Clive Selley, recently appointed new CEO of Openreach, said: “The UK is a leader when it comes to superfast broadband. Nine out of ten premises have access to fibre today and this will grow to 95 per cent by the end of next year – but I want to get high speeds to everyone, so we’re also developing solutions for the final five per cent of the country. I’m determined to roll out ultrafast broadband, and G.fast technology is the best way to deliver that to the majority of the UK as quickly as possible. We also plan to roll out significantly more fibre-to-the-premises, and we’re trialling a range of options in Bradford to use that technology increasingly in future – wherever it makes sense.
On 22 March Ofcom published their next steps on its Business Connectivity Market Review (BCMR) in a draft statement.
This draft statement puts forward strict new rules to improve BT’s performance in installing high-speed business lines, and significant reductions to the wholesale prices BT charges for these lines.
The BCMR considers the £2bn market for ‘leased lines’ – dedicated, high-speed data links used by large businesses and mobile and broadband operators to transfer data on their networks.
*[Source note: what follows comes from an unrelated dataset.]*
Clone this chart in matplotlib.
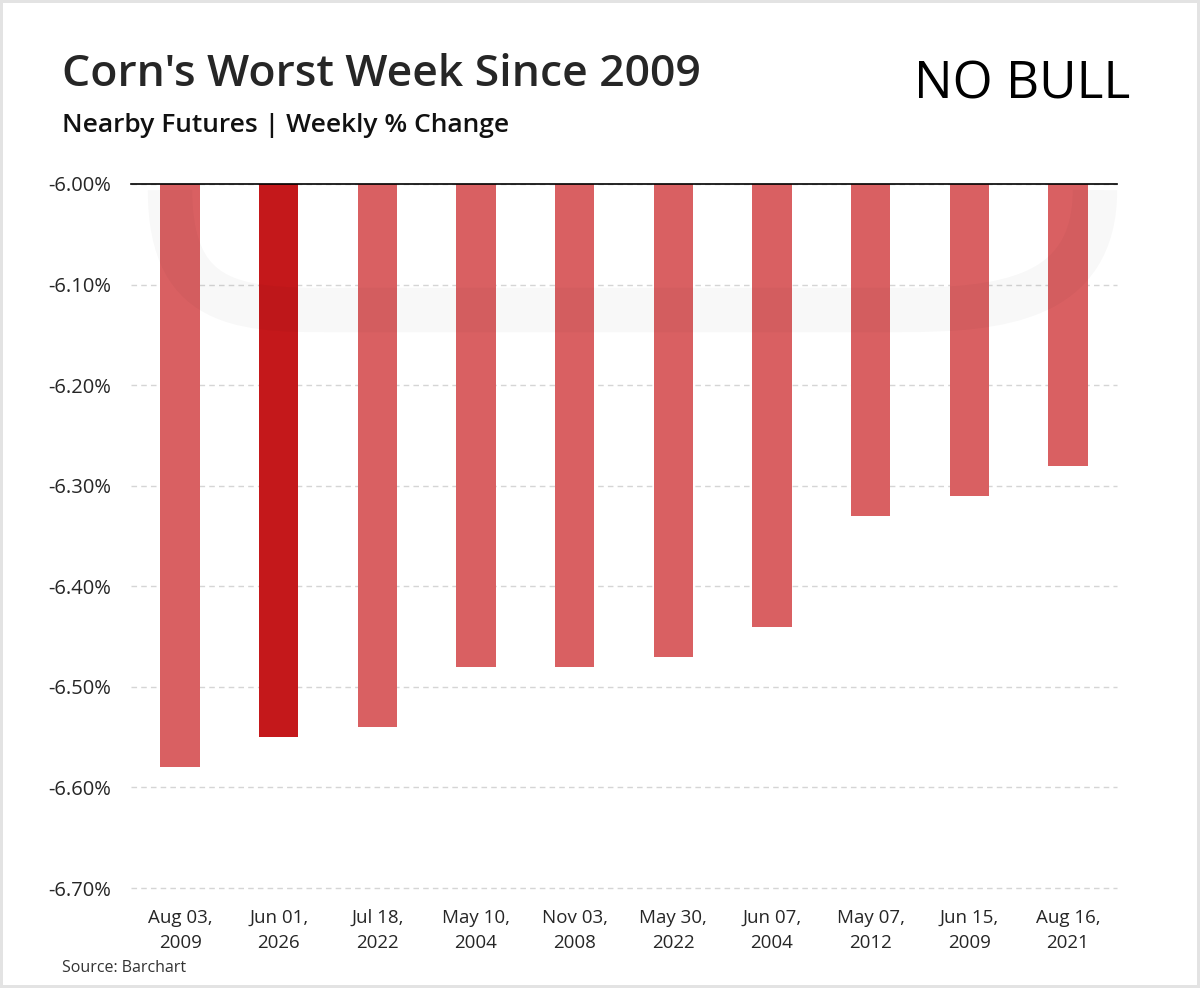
import numpy as np
import matplotlib.pyplot as plt
from matplotlib.path import Path
from matplotlib.patches import PathPatch

plt.rcParams['font.family'] = ['Open Sans', 'DejaVu Sans']

dates = ['Aug 03,\n2009', 'Jun 01,\n2026', 'Jul 18,\n2022', 'May 10,\n2004', 'Nov 03,\n2008',
         'May 30,\n2022', 'Jun 07,\n2004', 'May 07,\n2012', 'Jun 15,\n2009', 'Aug 16,\n2021']
weekly_change = [-6.58, -6.55, -6.54, -6.48, -6.48, -6.47, -6.44, -6.33, -6.31, -6.28]
highlight = 1
base = -6.00
yticks = [-6.0, -6.1, -6.2, -6.3, -6.4, -6.5, -6.6, -6.7]

W, H = 1200, 988
fig = plt.figure(figsize=(W / 100, H / 100), dpi=100)
fig.patch.set_facecolor('white')
fig.patch.set_edgecolor('#e3e3e3')
fig.patch.set_linewidth(3)

ax = fig.add_axes([0.109, 0.1012, 0.822, 0.7126])
x = np.arange(len(dates))
vals = np.array(weekly_change)
colors = ['#c4181b' if i == highlight else '#d96062' for i in range(len(dates))]
ax.bar(x, vals - base, bottom=base, width=0.4, color=colors, zorder=3)

ax.set_xlim(-0.5, len(dates) - 0.5)
ax.set_ylim(-6.70, -6.00)
ax.set_yticks(yticks)
ax.set_yticklabels([f'{v:.2f}%' for v in yticks])
ax.set_xticks(x)
ax.set_xticklabels(dates, linespacing=1.5)
ax.tick_params(axis='both', length=0, colors='#262626')
ax.tick_params(axis='y', pad=14, labelsize=14.5)
ax.tick_params(axis='x', pad=15, labelsize=13.5)
ax.grid(axis='y', linestyle=(0, (4, 3)), color='#d5d5d5', linewidth=1, zorder=0)
for gl in ax.get_ygridlines():
    gl.set_clip_on(False)
for s in ['left', 'right', 'bottom']:
    ax.spines[s].set_visible(False)
ax.spines['top'].set_color('black')
ax.spines['top'].set_linewidth(1.2)
ax.spines['top'].set_zorder(4)

# faint watermark horns
pts = [(170, 190), (170, 315), (250, 310), (350, 310), (900, 310),
       (1000, 310), (1095, 300), (1095, 190)]
codes = [Path.MOVETO, Path.CURVE4, Path.CURVE4, Path.CURVE4, Path.LINETO,
         Path.CURVE4, Path.CURVE4, Path.CURVE4]
wm = Path([(px / W, 1 - py / H) for px, py in pts], codes)
fig.add_artist(PathPatch(wm, transform=fig.transFigure, fill=False, lw=32,
                         edgecolor='black', alpha=0.028, capstyle='butt', zorder=5))

fig.text(0.052, 0.913, "Corn's Worst Week Since 2009", fontsize=32, fontweight='semibold',
         color='#262626', va='baseline')
fig.text(0.052, 0.866, 'Nearby Futures | Weekly % Change', fontsize=19, fontweight='semibold',
         color='#111111', va='baseline')
fig.text(0.052, 0.016, 'Source: Barchart', fontsize=11.5, color='#333333', va='baseline')

# logo
fig.text(0.942, 0.9, 'NO BULL', fontsize=37, color='black', ha='right', va='baseline')

fig.savefig('out.png', dpi=100)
Most of these lines are owned and maintained on behalf of competing providers by BT.
The Ofcom statement also addressed faster installations and ‘dark fibre’ access.
Since 2011, the average time between a customer’s order and the line being ready has increased from 40 to 48 working days. Ofcom’s proposals would require BT to reduce this to 46 working days by the end of March 2017, and return it to 40 working days the following year.
Ofcom is also proposing that, by the end of March 2017, Openreach must complete 80% of leased line orders by the date it promises customers, rising to 90% from April 2018.
The statement also confirms plans to require BT to provide access to its optical fibre network for providers of high-speed leased lines for businesses, using a process known as ‘dark fibre’.
With regards to lower wholesale charges for leased lines Ofcom confirms plans to reduce the wholesale prices BT charges for leased lines services, which the regulator expects to result in lower prices for businesses.
The main ‘charge controls’ relate to two groups of services provided by BT. These are: newer lines based on the ‘Ethernet’ standards for sending data at very high speeds over networks; and older leased lines using ‘traditional interface’ technology.
For BT’s Ethernet services with bandwidths up to and including 1Gbit/s, Ofcom has concluded an initial reduction in prices of 12%, with an overall cap of CPI -13.25%, for each year of the charge control.
For BT’s traditional interface services with bandwidths up to and including 8Mbit/s, Ofcom has concluded an initial reduction in prices of 9%, with an overall cap of CPI -3.5%, for each year of the charge control.
Ed Says… In the run up to the Ofcom announcement we commented that the outcome of the strategy review would most likely be covered in the fingerprints of politics and news management. With the post review publications from BT and Openreach themselves we can see the news management in action but to be honest most managers placed in their positions would undertake similar actions to demonstrate they are getting on with the job. Rest assured that whilst Ofcom says that separation of BT and Openreach remains an option it will never happen and for those who called for this split it is now time to put those wishes finally to bed and determine a new agenda for their respective companies. For our part Comms Business Magazine will continue to report on how the Ofcom strategy plays out across the UK consumer and channel sectors in the future.